TO BE DONE = For the copy, please give all of the data again exactly and leave the pictures out.

DATA EXTRACT =
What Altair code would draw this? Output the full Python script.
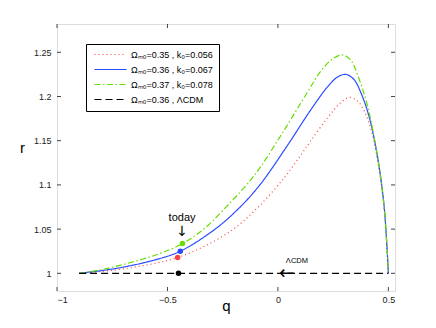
import altair as alt
import pandas as pd

FONT = "Liberation Sans"

series_labels = ["Ωₘ₀=0.35 , k₀=0.056", "Ωₘ₀=0.36 , k₀=0.067",
                 "Ωₘ₀=0.37 , k₀=0.078", "Ωₘ₀=0.36 , ΛCDM"]
series_colors = ["#ff4040", "#2a4bff", "#66dd00", "#000000"]
series_dash = [[1, 3], [1, 0], [6, 2.5, 1.5, 2.5], [7, 4]]

q_red = [-0.9, -0.8, -0.7, -0.552, -0.454, -0.33, -0.198, -0.085, 0.0285, 0.104,
         0.149, 0.225, 0.28, 0.323, 0.36, 0.39, 0.421, 0.451, 0.481, 0.5]
r_red = [1.0, 1.002, 1.005, 1.0115, 1.0178, 1.031, 1.0506, 1.076, 1.108, 1.134,
         1.150, 1.176, 1.192, 1.199, 1.195, 1.184, 1.163, 1.128, 1.073, 1.0]

q_blue = [-0.9, -0.8, -0.7, -0.552, -0.442, -0.281, -0.167, -0.077, 0.044, 0.149,
          0.225, 0.27, 0.308, 0.345, 0.376, 0.413, 0.451, 0.481, 0.5]
r_blue = [1.0, 1.003, 1.007, 1.0155, 1.025, 1.0506, 1.076, 1.1015, 1.145, 1.185,
          1.211, 1.222, 1.225, 1.219, 1.204, 1.177, 1.1316, 1.075, 1.0]

q_green = [-0.9, -0.8, -0.7, -0.55, -0.432, -0.333, -0.213, -0.122, -0.077, 0.0285,
           0.134, 0.195, 0.25, 0.293, 0.33, 0.361, 0.406, 0.451, 0.481, 0.5]
r_green = [1.0, 1.004, 1.010, 1.021, 1.0336, 1.0506, 1.0807, 1.106, 1.121, 1.162,
           1.205, 1.229, 1.243, 1.247, 1.241, 1.224, 1.189, 1.1316, 1.075, 1.0]

q_lcdm = [-0.9, 0.5]
r_lcdm = [1.0, 1.0]

today_q = [-0.454, -0.442, -0.432, -0.45]
today_r = [1.0178, 1.025, 1.0336, 1.0]

ann_text = ["today", "↓", "ΛCDM", "←"]
ann_q = [-0.434, -0.434, 0.086, 0.041]
ann_r = [1.0588, 1.0464, 1.0122, 1.0]
ann_size = [11, 14, 7.5, 19]
ann_font = [FONT, "DejaVu Sans", FONT, "DejaVu Sans"]
ann_baseline = ["alphabetic", "middle", "alphabetic", "middle"]

x_ticks = [-1, -0.5, 0, 0.5]
y_ticks = [1, 1.05, 1.1, 1.15, 1.2, 1.25]

W, H = 338, 267
FRAME = "#444444"
TL = 4

rows = []
for lab, qs, rs in zip(series_labels, [q_red, q_blue, q_green, q_lcdm],
                       [r_red, r_blue, r_green, r_lcdm]):
    for i, (q, r) in enumerate(zip(qs, rs)):
        rows.append({"series": lab, "q": q, "r": r, "i": i})
lines_df = pd.DataFrame(rows)

pts_df = pd.DataFrame({"q": today_q, "r": today_r, "c": series_colors})
xt_df = pd.DataFrame({"q": x_ticks})
yt_df = pd.DataFrame({"r": y_ticks})

xs = alt.Scale(domain=[-1, 0.53], nice=False, zero=False)
ys = alt.Scale(domain=[0.98, 1.282], nice=False, zero=False)
xaxis = alt.Axis(values=x_ticks, format="~g", title="q", ticks=False, domain=False,
                 grid=False, labelPadding=4, labelFontSize=9, labelFont=FONT,
                 labelColor="#222", titleFont=FONT, titleFontSize=15,
                 titleFontWeight="normal", titleColor="#000",
                 titleY=19, titleBaseline="alphabetic")
yaxis = alt.Axis(values=y_ticks, format="~g", title="r", ticks=False, domain=False,
                 grid=False, labelPadding=6, labelFontSize=9, labelFont=FONT,
                 labelColor="#222", titleFont=FONT, titleFontSize=15,
                 titleFontWeight="normal", titleAngle=0, titleColor="#000",
                 titleX=-35, titleY=123, titleBaseline="middle", titleAlign="center")


def X(field="q"):
    return alt.X(f"{field}:Q", scale=xs, axis=xaxis)


def Y(field="r"):
    return alt.Y(f"{field}:Q", scale=ys, axis=yaxis)


lines = alt.Chart(lines_df).mark_line(strokeWidth=1.2, interpolate="catmull-rom").encode(
    x=X(), y=Y(),
    order="i:Q",
    color=alt.Color("series:N", scale=alt.Scale(domain=series_labels, range=series_colors),
                    legend=alt.Legend(orient="none", legendX=29, legendY=20, title=None,
                                      symbolType="M-1,0H15", symbolSize=16,
                                      symbolStrokeWidth=1.2, labelOffset=30,
                                      labelFont=FONT, labelFontSize=9, labelColor="#000",
                                      padding=6, rowPadding=5, strokeColor="#000",
                                      fillColor="white", cornerRadius=0)),
    strokeDash=alt.StrokeDash("series:N",
                              scale=alt.Scale(domain=series_labels, range=series_dash),
                              legend=None),
)

points = alt.Chart(pts_df).mark_circle(size=30, opacity=1).encode(
    x=X(), y=Y(), color=alt.Color("c:N", scale=None)
)

texts = []
for t, q, r, s, f, b in zip(ann_text, ann_q, ann_r, ann_size, ann_font, ann_baseline):
    d = pd.DataFrame({"t": [t], "q": [q], "r": [r]})
    texts.append(alt.Chart(d).mark_text(font=f, fontSize=s, baseline=b,
                                         align="center", color="#000").encode(
        x=X(), y=Y(), text="t:N"))

tb = alt.Chart(xt_df).mark_rule(color=FRAME).encode(x=X(), y=alt.value(H), y2=alt.value(H - TL))
tt = alt.Chart(xt_df).mark_rule(color=FRAME).encode(x=X(), y=alt.value(0), y2=alt.value(TL))
tl = alt.Chart(yt_df).mark_rule(color=FRAME).encode(y=Y(), x=alt.value(0), x2=alt.value(TL))
tr = alt.Chart(yt_df).mark_rule(color=FRAME).encode(y=Y(), x=alt.value(W), x2=alt.value(W - TL))

chart = alt.layer(tb, tt, tl, tr, lines, points, *texts).properties(
    width=W, height=H,
    autosize=alt.AutoSizeParams(type="none"),
    padding={"left": 49, "top": 16, "right": 33, "bottom": 29},
).configure_view(stroke=FRAME, strokeWidth=1).configure(background="white")

chart.save("out.html", embed_options={"renderer": "svg", "actions": False})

RESULT OF THIS EXERCISE =
What Altair code would draw this? Output the full Python script.
import altair as alt
import pandas as pd

FONT = "Liberation Sans"

series_labels = ["Ωₘ₀=0.35 , k₀=0.056", "Ωₘ₀=0.36 , k₀=0.067",
                 "Ωₘ₀=0.37 , k₀=0.078", "Ωₘ₀=0.36 , ΛCDM"]
series_colors = ["#ff4040", "#2a4bff", "#66dd00", "#000000"]
series_dash = [[1, 3], [1, 0], [6, 2.5, 1.5, 2.5], [7, 4]]

q_red = [-0.9, -0.8, -0.7, -0.552, -0.454, -0.33, -0.198, -0.085, 0.0285, 0.104,
         0.149, 0.225, 0.28, 0.323, 0.36, 0.39, 0.421, 0.451, 0.481, 0.5]
r_red = [1.0, 1.002, 1.005, 1.0115, 1.0178, 1.031, 1.0506, 1.076, 1.108, 1.134,
         1.150, 1.176, 1.192, 1.199, 1.195, 1.184, 1.163, 1.128, 1.073, 1.0]

q_blue = [-0.9, -0.8, -0.7, -0.552, -0.442, -0.281, -0.167, -0.077, 0.044, 0.149,
          0.225, 0.27, 0.308, 0.345, 0.376, 0.413, 0.451, 0.481, 0.5]
r_blue = [1.0, 1.003, 1.007, 1.0155, 1.025, 1.0506, 1.076, 1.1015, 1.145, 1.185,
          1.211, 1.222, 1.225, 1.219, 1.204, 1.177, 1.1316, 1.075, 1.0]

q_green = [-0.9, -0.8, -0.7, -0.55, -0.432, -0.333, -0.213, -0.122, -0.077, 0.0285,
           0.134, 0.195, 0.25, 0.293, 0.33, 0.361, 0.406, 0.451, 0.481, 0.5]
r_green = [1.0, 1.004, 1.010, 1.021, 1.0336, 1.0506, 1.0807, 1.106, 1.121, 1.162,
           1.205, 1.229, 1.243, 1.247, 1.241, 1.224, 1.189, 1.1316, 1.075, 1.0]

q_lcdm = [-0.9, 0.5]
r_lcdm = [1.0, 1.0]

today_q = [-0.454, -0.442, -0.432, -0.45]
today_r = [1.0178, 1.025, 1.0336, 1.0]

ann_text = ["today", "↓", "ΛCDM", "←"]
ann_q = [-0.434, -0.434, 0.086, 0.041]
ann_r = [1.0588, 1.0464, 1.0122, 1.0]
ann_size = [11, 14, 7.5, 19]
ann_font = [FONT, "DejaVu Sans", FONT, "DejaVu Sans"]
ann_baseline = ["alphabetic", "middle", "alphabetic", "middle"]

x_ticks = [-1, -0.5, 0, 0.5]
y_ticks = [1, 1.05, 1.1, 1.15, 1.2, 1.25]

W, H = 338, 267
FRAME = "#444444"
TL = 4

rows = []
for lab, qs, rs in zip(series_labels, [q_red, q_blue, q_green, q_lcdm],
                       [r_red, r_blue, r_green, r_lcdm]):
    for i, (q, r) in enumerate(zip(qs, rs)):
        rows.append({"series": lab, "q": q, "r": r, "i": i})
lines_df = pd.DataFrame(rows)

pts_df = pd.DataFrame({"q": today_q, "r": today_r, "c": series_colors})
xt_df = pd.DataFrame({"q": x_ticks})
yt_df = pd.DataFrame({"r": y_ticks})

xs = alt.Scale(domain=[-1, 0.53], nice=False, zero=False)
ys = alt.Scale(domain=[0.98, 1.282], nice=False, zero=False)
xaxis = alt.Axis(values=x_ticks, format="~g", title="q", ticks=False, domain=False,
                 grid=False, labelPadding=4, labelFontSize=9, labelFont=FONT,
                 labelColor="#222", titleFont=FONT, titleFontSize=15,
                 titleFontWeight="normal", titleColor="#000",
                 titleY=19, titleBaseline="alphabetic")
yaxis = alt.Axis(values=y_ticks, format="~g", title="r", ticks=False, domain=False,
                 grid=False, labelPadding=6, labelFontSize=9, labelFont=FONT,
                 labelColor="#222", titleFont=FONT, titleFontSize=15,
                 titleFontWeight="normal", titleAngle=0, titleColor="#000",
                 titleX=-35, titleY=123, titleBaseline="middle", titleAlign="center")


def X(field="q"):
    return alt.X(f"{field}:Q", scale=xs, axis=xaxis)


def Y(field="r"):
    return alt.Y(f"{field}:Q", scale=ys, axis=yaxis)


lines = alt.Chart(lines_df).mark_line(strokeWidth=1.2, interpolate="catmull-rom").encode(
    x=X(), y=Y(),
    order="i:Q",
    color=alt.Color("series:N", scale=alt.Scale(domain=series_labels, range=series_colors),
                    legend=alt.Legend(orient="none", legendX=29, legendY=20, title=None,
                                      symbolType="M-1,0H15", symbolSize=16,
                                      symbolStrokeWidth=1.2, labelOffset=30,
                                      labelFont=FONT, labelFontSize=9, labelColor="#000",
                                      padding=6, rowPadding=5, strokeColor="#000",
                                      fillColor="white", cornerRadius=0)),
    strokeDash=alt.StrokeDash("series:N",
                              scale=alt.Scale(domain=series_labels, range=series_dash),
                              legend=None),
)

points = alt.Chart(pts_df).mark_circle(size=30, opacity=1).encode(
    x=X(), y=Y(), color=alt.Color("c:N", scale=None)
)

texts = []
for t, q, r, s, f, b in zip(ann_text, ann_q, ann_r, ann_size, ann_font, ann_baseline):
    d = pd.DataFrame({"t": [t], "q": [q], "r": [r]})
    texts.append(alt.Chart(d).mark_text(font=f, fontSize=s, baseline=b,
                                         align="center", color="#000").encode(
        x=X(), y=Y(), text="t:N"))

tb = alt.Chart(xt_df).mark_rule(color=FRAME).encode(x=X(), y=alt.value(H), y2=alt.value(H - TL))
tt = alt.Chart(xt_df).mark_rule(color=FRAME).encode(x=X(), y=alt.value(0), y2=alt.value(TL))
tl = alt.Chart(yt_df).mark_rule(color=FRAME).encode(y=Y(), x=alt.value(0), x2=alt.value(TL))
tr = alt.Chart(yt_df).mark_rule(color=FRAME).encode(y=Y(), x=alt.value(W), x2=alt.value(W - TL))

chart = alt.layer(tb, tt, tl, tr, lines, points, *texts).properties(
    width=W, height=H,
    autosize=alt.AutoSizeParams(type="none"),
    padding={"left": 49, "top": 16, "right": 33, "bottom": 29},
).configure_view(stroke=FRAME, strokeWidth=1).configure(background="white")

chart.save("out.html", embed_options={"renderer": "svg", "actions": False})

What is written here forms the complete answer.